Through a step-by-step investigation, we discovered that large language models have the potential to meet our expectation. Naïve CoT prompts like "Let us think step by step." has many flaws, and entrusting the entire verification process to a large model like ChatGPT can still lead to significant error rates. However, we found that, if the reasoning process is very short, and only based on necessary premises and contexts, the verification of existing large language models is already quite reliable. Therefore, our approach is to design prompts that induce CoT processes comprised of rigorous premises/conditions and conclusions with statement labels, and verification can be done by gradually isolating very few statements within the long thought chain. Experimentally, we found that most reasoning that passed the verification was rigorous, and many that did not pass had elements of imprecision in the reasoning process, even if they occasionally arrived at correct answers.
It is worth emphasizing that, we are not looking for a method to just maximize the correctness rate of final answers; instead, we aspire to generate a cogent reasoning process, which is more aligned with the spirit of judical reasoning. When combined with sampling-based methods, our method can identify low-probability but rigorous reasoning processes. When repeated sampling fails to yield a rigorous reasoning process, we can output "unknown" to prevent hallucinations that mislead users.
We demonstrate the efficacy of our natural program-based verification approach across a range of arithmetic and common-sense datasets on publicly available models like OpenAI’s GPT-3.5-turbo.

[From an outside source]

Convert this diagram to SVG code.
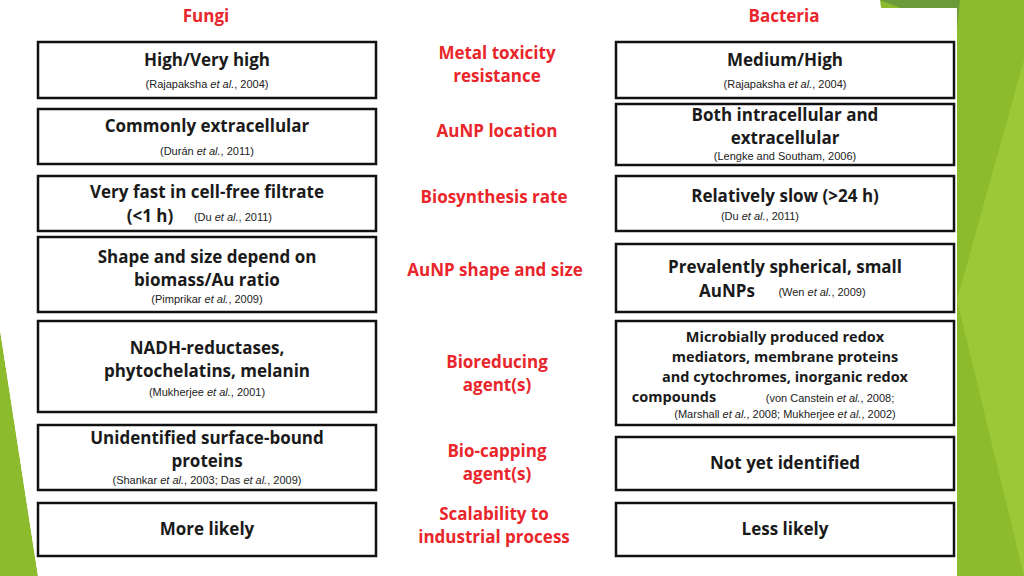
<svg xmlns="http://www.w3.org/2000/svg" width="1024" height="576" viewBox="0 0 1024 576">
<style>
.b{fill:#fff;stroke:#111;stroke-width:2.5}
.t{font-family:"Open Sans","Liberation Sans",sans-serif;font-weight:bold;font-size:17px;fill:#1a1a1a;text-anchor:middle}
.s{font-family:"Open Sans","Liberation Sans",sans-serif;font-weight:bold;font-size:14.5px;fill:#1a1a1a;text-anchor:middle}
.c{font-family:"Liberation Sans",sans-serif;font-size:11px;fill:#222;text-anchor:middle}
.r{font-family:"Open Sans","Liberation Sans",sans-serif;font-weight:bold;font-size:17px;fill:#e8262b;text-anchor:middle}
</style>
<rect width="1024" height="576" fill="#fff"/>
<polygon points="880,0 1024,0 1024,576 957,576" fill="#8dbb2e"/>
<polygon points="880,0 960,0 957,30" fill="#6a9a3a"/>
<polygon points="1024,60 957,300 1024,576" fill="#9cc838"/>
<polygon points="0,330 0,576 38,576" fill="#8dbb2e"/>
<polygon points="30,8 957,8 957,576 38,576 0,330 0,0 30,0" fill="#fff"/>
<text class="r" x="206" y="22">Fungi</text>
<text class="r" x="784" y="22">Bacteria</text>
<g id="labels">
<text class="r" x="497" y="59">Metal toxicity</text><text class="r" x="497" y="82">resistance</text>
<text class="r" x="497" y="137">AuNP location</text>
<text class="r" x="494" y="203">Biosynthesis rate</text>
<text class="r" x="495" y="276">AuNP shape and size</text>
<text class="r" x="497" y="368">Bioreducing</text><text class="r" x="497" y="391">agent(s)</text>
<text class="r" x="497" y="457">Bio-capping</text><text class="r" x="497" y="480">agent(s)</text>
<text class="r" x="494" y="520">Scalability to</text><text class="r" x="494" y="543">industrial process</text>
</g>
<g id="fungi">
<g id="f1"><rect class="b" x="38" y="42" width="338" height="56"/><text class="t" x="207" y="66">High/Very high</text><text class="c" x="207" y="88">(Rajapaksha <tspan font-style="italic">et al.</tspan>, 2004)</text></g>
<g id="f2"><rect class="b" x="38" y="109" width="338" height="55"/><text class="t" x="207" y="132">Commonly extracellular</text><text class="c" x="207" y="155">(Durán <tspan font-style="italic">et al.</tspan>, 2011)</text></g>
<g id="f3"><rect class="b" x="38" y="176" width="338" height="55"/><text class="t" x="207" y="198">Very fast in cell-free filtrate</text><text class="t" x="150" y="222">(&lt;1 h)</text><text class="c" x="233" y="221">(Du <tspan font-style="italic">et al.</tspan>, 2011)</text></g>
<g id="f4"><rect class="b" x="38" y="237" width="338" height="75"/><text class="t" x="207" y="263">Shape and size depend on</text><text class="t" x="207" y="286">biomass/Au ratio</text><text class="c" x="207" y="303">(Pimprikar <tspan font-style="italic">et al.</tspan>, 2009)</text></g>
<g id="f5"><rect class="b" x="38" y="321" width="338" height="91"/><text class="t" x="207" y="354">NADH-reductases,</text><text class="t" x="207" y="377">phytochelatins, melanin</text><text class="c" x="207" y="396">(Mukherjee <tspan font-style="italic">et al.</tspan>, 2001)</text></g>
<g id="f6"><rect class="b" x="38" y="425" width="338" height="65"/><text class="t" x="207" y="444">Unidentified surface-bound</text><text class="t" x="207" y="467">proteins</text><text class="c" x="207" y="484">(Shankar <tspan font-style="italic">et al.</tspan>, 2003; Das <tspan font-style="italic">et al.</tspan>, 2009)</text></g>
<g id="f7"><rect class="b" x="38" y="503" width="338" height="53"/><text class="t" x="207" y="535">More likely</text></g>
</g>
<g id="bacteria">
<g id="b1"><rect class="b" x="616" y="42" width="338" height="56"/><text class="t" x="785" y="66">Medium/High</text><text class="c" x="785" y="88">(Rajapaksha <tspan font-style="italic">et al.</tspan>, 2004)</text></g>
<g id="b2"><rect class="b" x="616" y="104" width="338" height="61"/><text class="t" x="785" y="121">Both intracellular  and</text><text class="t" x="785" y="144">extracellular</text><text class="c" x="785" y="160">(Lengke and Southam, 2006)</text></g>
<g id="b3"><rect class="b" x="616" y="176" width="338" height="55"/><text class="t" x="785" y="202">Relatively slow  (&gt;24 h)</text><text class="c" x="760" y="220">(Du <tspan font-style="italic">et al.</tspan>, 2011)</text></g>
<g id="b4"><rect class="b" x="616" y="244" width="338" height="68"/><text class="t" x="785" y="273">Prevalently spherical, small</text><text class="t" x="727" y="297">AuNPs</text><text class="c" x="822" y="296">(Wen <tspan font-style="italic">et al.</tspan>, 2009)</text></g>
<g id="b5"><rect class="b" x="616" y="321" width="338" height="104"/><text class="s" x="785" y="342">Microbially produced redox</text><text class="s" x="785" y="362">mediators, membrane proteins</text><text class="s" x="785" y="382">and cytochromes, inorganic  redox</text><text class="s" x="674" y="402">compounds</text><text class="c" x="830" y="402">(von Canstein <tspan font-style="italic">et al.</tspan>, 2008;</text><text class="c" x="785" y="418">(Marshall <tspan font-style="italic">et al.</tspan>, 2008; Mukherjee <tspan font-style="italic">et al.</tspan>, 2002)</text></g>
<g id="b6"><rect class="b" x="616" y="437" width="338" height="53"/><text class="t" x="785" y="469">Not yet identified</text></g>
<g id="b7"><rect class="b" x="616" y="503" width="338" height="53"/><text class="t" x="785" y="535">Less likely</text></g>
</g>
<g id="connectors"/>
</svg>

Our key contributions are as follows:
We propose a novel framework for rigorous deductive reasoning by introducing a “Natural Program” format (Fig. 1), which is suitable for verification and can be generated by just in-context learning;
We show that reliable self-verification of long deductive reasoning processes written in our Natural Program format can be achieved through step-by-step subprocesses that only cover necessary context and premises;
Experimentally, we demonstrate the superiority of our framework in improving the rigor, trustworthiness, and interpretability of LLM-generated reasoning steps and answers (Fig. 2).